The wedding event was an immediate sensation and underground screenings of the documentary video made rounds through several cities over the next months. Miaozi was interviewed by several small media outlets, and later, a documentary video maker began to record their new life together back in Miaozi’s hometown of Jieyang. Due to financial difficulties and China’s hukou (residential permit) system, she had had to relocate from Guangzhou back to her conservative Teochew hometown alone. A few friends, including myself, visited, and I decided to stay. It was December 2019, during the final stretches of the anti-Extradition Law Amendment Bill (anti-ELAB) movement in Hong Kong—often referred to by protesters as “the revolution of our times”. This was also of course the time in which Covid-19 first broke out in China. Chao was born then, and we think of her, same age as the pandemic, as a wartime baby of sorts.

On the first day of 2020, Miaozi, Chao, and I moved from her parents’ home to her family’s village house, the same house where Miaozi herself was born and spent the first twenty years of her life. Then came a period of coronavirus quarantine, which stretched to summer. Conflicts broke out on all fronts in the private sphere as well: between Miaozi and her parents, between Miaozi and her best friend in Guangzhou, between many friends of Chao Family (now she also sometimes lighthearted calls it 吵家族, a homonym of Chao Family meaning “argument family”), and, in a way, between the mother and baby. These lullabies were sung and later recorded during this period of emotional turmoil.
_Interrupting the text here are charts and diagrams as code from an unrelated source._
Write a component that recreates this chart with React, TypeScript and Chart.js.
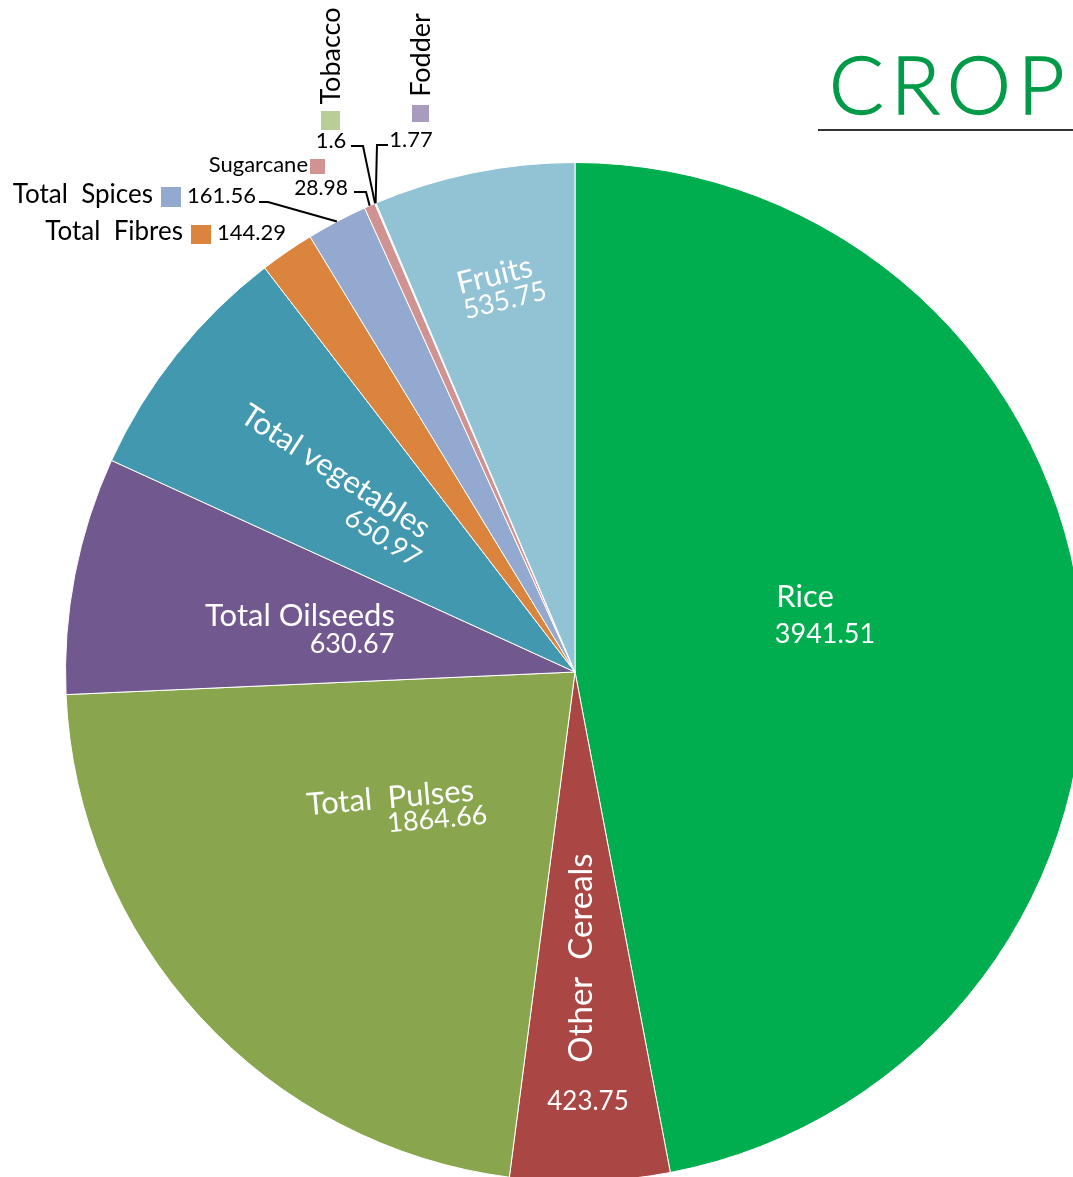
import React, { useEffect, useRef } from "react";
import { Chart, registerables } from "chart.js";

Chart.register(...registerables);

// ---------- data ----------
const categories = [
  "Rice",
  "Other  Cereals",
  "Total  Pulses",
  "Total Oilseeds",
  "Total vegetables",
  "Total  Fibres",
  "Total  Spices",
  "Sugarcane",
  "Tobacco",
  "Fodder",
  "Fruits",
];
const values = [3941.51, 423.75, 1864.66, 630.67, 650.97, 144.29, 161.56, 28.98, 1.6, 1.77, 535.75];
const sliceColors = [
  "#00AE50",
  "#AA4643",
  "#89A54E",
  "#71588F",
  "#4198AF",
  "#DB843D",
  "#93A9CF",
  "#D19392",
  "#B9CD96",
  "#A99BBD",
  "#91C3D5",
];
const titleText = "CROPPING PATTERN";

// ---------- layout (positions of annotations, not marks) ----------
const CANVAS_W = 1200;
const CANVAS_H = 1250;
const FONT = "Lato, 'Open Sans', sans-serif";

type TextPos = { x: number; y: number; rot: number; size: number; align?: CanvasTextAlign };

// labels drawn inside the slices (white)
const insideLabels: { index: number; name: TextPos; value: TextPos }[] = [
  { index: 0, name: { x: 805, y: 607, rot: 0, size: 31 }, value: { x: 825, y: 643, rot: 0, size: 27 } },
  { index: 1, name: { x: 592, y: 958, rot: -90, size: 33 }, value: { x: 588, y: 1110, rot: 0, size: 26 } },
  { index: 2, name: { x: 391, y: 808, rot: -5, size: 31 }, value: { x: 438, y: 828, rot: -5, size: 27 } },
  { index: 3, name: { x: 300, y: 626, rot: 0, size: 31 }, value: { x: 352, y: 653, rot: 0, size: 27 } },
  { index: 4, name: { x: 330, y: 480, rot: 33, size: 31 }, value: { x: 378, y: 545, rot: 33, size: 27 } },
  { index: 10, name: { x: 497, y: 285, rot: -14, size: 31 }, value: { x: 507, y: 309, rot: -14, size: 27 } },
];

// labels drawn outside the pie with a colour key and a leader line
const outsideLabels: {
  index: number;
  name: TextPos;
  key: { x: number; y: number; w: number; h: number };
  value: TextPos;
  leader: [number, number][];
}[] = [
  {
    index: 5,
    name: { x: 183, y: 240, rot: 0, size: 26, align: "right" },
    key: { x: 191, y: 225, w: 20, h: 19 },
    value: { x: 217, y: 240, rot: 0, size: 22, align: "left" },
    leader: [],
  },
  {
    index: 6,
    name: { x: 153, y: 203, rot: 0, size: 26, align: "right" },
    key: { x: 161, y: 187, w: 20, h: 20 },
    value: { x: 187, y: 203, rot: 0, size: 22, align: "left" },
    leader: [
      [259, 202],
      [268, 202],
    ],
  },
  {
    index: 7,
    name: { x: 308, y: 172, rot: 0, size: 22, align: "right" },
    key: { x: 310, y: 159, w: 15, h: 15 },
    value: { x: 321, y: 195, rot: 0, size: 21 },
    leader: [
      [354, 192],
      [366, 192],
    ],
  },
  {
    index: 8,
    name: { x: 340, y: 56, rot: -90, size: 27 },
    key: { x: 321, y: 111, w: 19, h: 19 },
    value: { x: 331, y: 148, rot: 0, size: 22 },
    leader: [
      [351, 146],
      [363, 146],
    ],
  },
  {
    index: 9,
    name: { x: 430, y: 55, rot: -90, size: 27 },
    key: { x: 412, y: 105, w: 17, h: 17 },
    value: { x: 411, y: 147, rot: 0, size: 22 },
    leader: [
      [388, 145],
      [377, 145],
    ],
  },
];

function drawText(
  ctx: CanvasRenderingContext2D,
  text: string,
  p: TextPos,
  color: string
) {
  ctx.save();
  ctx.translate(p.x, p.y);
  ctx.rotate((p.rot * Math.PI) / 180);
  ctx.font = `${p.size}px ${FONT}`;
  ctx.fillStyle = color;
  ctx.textAlign = p.align || "center";
  ctx.textBaseline = "alphabetic";
  ctx.fillText(text, 0, 0);
  ctx.restore();
}

const labelPlugin = {
  id: "labelPlugin",
  afterDraw(chart: any) {
    const ctx: CanvasRenderingContext2D = chart.ctx;
    const meta = chart.getDatasetMeta(0);
    const ds = chart.data.datasets[0];
    const labels = chart.data.labels as string[];

    // title
    ctx.save();
    ctx.translate(829, 114);
    ctx.font = `300 81px ${FONT}`;
    ctx.fillStyle = "#009B48";
    ctx.strokeStyle = "#009B48";
    ctx.lineWidth = 1.4;
    ctx.textAlign = "left";
    ctx.textBaseline = "alphabetic";
    (ctx as any).letterSpacing = "7px";
    ctx.fillText(titleText, 0, 0);
    ctx.strokeText(titleText, 0, 0);
    ctx.restore();
    ctx.save();
    ctx.strokeStyle = "#333333";
    ctx.lineWidth = 2;
    ctx.beginPath();
    ctx.moveTo(818, 130);
    ctx.lineTo(CANVAS_W, 130);
    ctx.stroke();
    ctx.restore();

    // inside labels
    insideLabels.forEach((l) => {
      drawText(ctx, labels[l.index], l.name, "#ffffff");
      drawText(ctx, String(ds.data[l.index]), l.value, "#ffffff");
    });

    // outside labels
    outsideLabels.forEach((l) => {
      drawText(ctx, labels[l.index], l.name, "#000000");
      ctx.fillStyle = (ds.backgroundColor as string[])[l.index];
      ctx.fillRect(l.key.x, l.key.y, l.key.w, l.key.h);
      drawText(ctx, String(ds.data[l.index]), l.value, "#000000");
      if (l.leader.length) {
        const arc = meta.data[l.index];
        const { x, y, startAngle, endAngle, outerRadius } = arc.getProps(
          ["x", "y", "startAngle", "endAngle", "outerRadius"],
          true
        );
        const mid = (startAngle + endAngle) / 2;
        const ex = x + Math.cos(mid) * outerRadius;
        const ey = y + Math.sin(mid) * outerRadius;
        ctx.save();
        ctx.strokeStyle = "#000000";
        ctx.lineWidth = 2;
        ctx.beginPath();
        ctx.moveTo(l.leader[0][0], l.leader[0][1]);
        for (let i = 1; i < l.leader.length; i++) ctx.lineTo(l.leader[i][0], l.leader[i][1]);
        ctx.lineTo(ex, ey);
        ctx.stroke();
        ctx.restore();
      }
    });
  },
};

export default function App() {
  const canvasRef = useRef<HTMLCanvasElement | null>(null);

  useEffect(() => {
    if (!canvasRef.current) return;
    const chart = new Chart(canvasRef.current, {
      type: "pie",
      data: {
        labels: categories,
        datasets: [
          {
            data: values,
            backgroundColor: sliceColors,
            borderColor: "#ffffff",
            borderWidth: 1,
          },
        ],
      },
      options: {
        responsive: false,
        animation: false,
        layout: { padding: { left: 65, right: CANVAS_W - 65 - 1020, top: 162, bottom: CANVAS_H - 162 - 1020 } },
        plugins: {
          legend: { display: false },
          tooltip: { enabled: false },
          title: { display: false },
        },
      },
      plugins: [labelPlugin],
    });
    return () => chart.destroy();
  }, []);

  return (
    <div
      style={{
        position: "absolute",
        left: 0,
        top: 0,
        width: 1073,
        height: 1177,
        overflow: "hidden",
        background: "#ffffff",
      }}
    >
      <canvas
        ref={canvasRef}
        width={CANVAS_W}
        height={CANVAS_H}
        style={{ width: CANVAS_W, height: CANVAS_H, display: "block" }}
      />
    </div>
  );
}
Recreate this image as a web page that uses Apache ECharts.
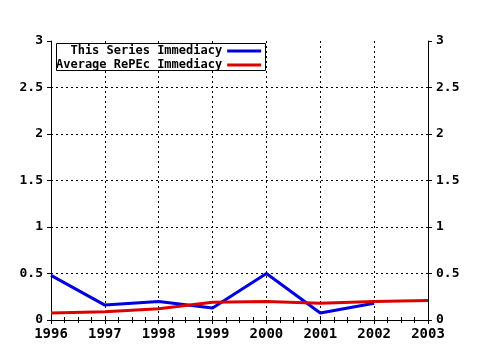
<!DOCTYPE html>
<html><head><meta charset="utf-8">
<script src="https://cdn.jsdelivr.net/npm/echarts@6/dist/echarts.min.js"></script>
<style>html,body{margin:0;padding:0;background:#fff}#c{width:480px;height:350px}</style>
</head><body><div id="c"></div>
<script>
const years = [1996, 1997, 1998, 1999, 2000, 2001, 2002, 2003];
const seriesNames = ['This Series Immediacy', 'Average RePEc Immediacy'];
const thisSeries = [0.48, 0.16, 0.20, 0.13, 0.50, 0.075, 0.18];
const avgRepec = [0.075, 0.09, 0.12, 0.19, 0.20, 0.18, 0.20, 0.21];
const yTicks = [0, 0.5, 1, 1.5, 2, 2.5, 3];

const font = 'DejaVu Sans Mono';
const chart = echarts.init(document.getElementById('c'));
const grid = {left: 51, right: 52, top: 41, bottom: 30};
const xBase = {
  type: 'value', min: years[0], max: years[years.length - 1], interval: 1,
  axisLine: {show: true, lineStyle: {color: '#000', width: 1}},
};
const yBase = {
  type: 'value', min: yTicks[0], max: yTicks[yTicks.length - 1], interval: 0.5,
  axisLine: {show: true, lineStyle: {color: '#000', width: 1}},
  axisTick: {show: true, inside: false, length: 4, lineStyle: {color: '#000'}},
  axisLabel: {color: '#000', fontFamily: font, fontWeight: 'bold', fontSize: 13, margin: 8}
};
chart.setOption({
  animation: false,
  backgroundColor: '#fff',
  grid: grid,
  graphic: [{
    type: 'rect', zlevel: 1, z: 0, silent: true,
    shape: {x: 56.5, y: 43.5, width: 209, height: 27},
    style: {fill: '#fff', stroke: '#000', lineWidth: 1}
  }],
  legend: {
    left: 56, top: 43, orient: 'vertical', align: 'right', zlevel: 1, z: 20,
    backgroundColor: 'transparent', borderWidth: 0,
    padding: [2, 4, 1, 0], itemGap: 2, itemWidth: 34, itemHeight: 3,
    icon: 'rect',
    formatter: n => n.padStart(23, '\u00a0'),
    textStyle: {color: '#000', fontFamily: font, fontWeight: 'bold', fontSize: 12, padding: [0, 0, 0, 0]},
    data: seriesNames
  },
  xAxis: [
    Object.assign({}, xBase, {
      position: 'bottom',
      axisTick: {show: true, inside: false, length: 4, lineStyle: {color: '#000'}},
      minorTick: {show: true, splitNumber: 4, length: 3, lineStyle: {color: '#000'}},
      axisLabel: {color: '#000', fontFamily: font, fontWeight: 'bold', fontSize: 14, margin: 7,
        formatter: v => String(v)},
      splitLine: {show: true, showMinLine: false, showMaxLine: false,
        lineStyle: {color: '#000', type: [2, 3], width: 1}}
    }),
    Object.assign({}, xBase, {
      position: 'top',
      axisTick: {show: true, inside: false, length: 3, lineStyle: {color: '#000'}},
      minorTick: {show: true, splitNumber: 4, length: 3, lineStyle: {color: '#000'}},
      axisLabel: {show: false},
      splitLine: {show: false}
    })
  ],
  yAxis: [
    Object.assign({}, yBase, {
      position: 'left',
      splitLine: {show: true, showMinLine: false, showMaxLine: false,
        lineStyle: {color: '#000', type: [2, 3], width: 1}}
    }),
    Object.assign({}, yBase, {
      position: 'right',
      splitLine: {show: false}
    })
  ],
  series: [
    {
      name: seriesNames[0], type: 'line', symbol: 'none', color: '#0000dd',
      lineStyle: {width: 3, color: '#0000dd'},
      data: thisSeries.map((v, i) => [years[i], v])
    },
    {
      name: seriesNames[1], type: 'line', symbol: 'none', color: '#dd0000',
      lineStyle: {width: 3, color: '#dd0000'},
      data: avgRepec.map((v, i) => [years[i], v])
    }
  ]
});
</script></body></html>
Lullabies are often supposed to be a song sung by a mother to a baby, but “Hate You Tender” is sung both to the baby (lao Moon) and the mother (lao mu) herself. The baby is no longer an other to the mother; instead, Chao becomes the mother as much as the mother becomes the baby. Similarly, in “Does Your Mom Like Your Hair,” a title quoted from a television interview with a punk, the maternal figure can be both Miaozi and Miaozi’s mother. In fact, “Tonight I Hold My Mother in My Arms” may be less of a lullaby for the baby but more for Miaozi’s mother, with whom Miaozi found it as difficult to communicate as the baby. The lyrics and music are a variation of “Night Song” by Pang Mailang, a grassroots pop singer with no professional training. Pang’s music is often out of tune, and he sings Mandarin with a rural dialect (like Miaozi), leading him a few years ago to become an object of class ridicule by urbanites, after which he almost immediately fell back into anonymity. This lullaby is a tribute to him.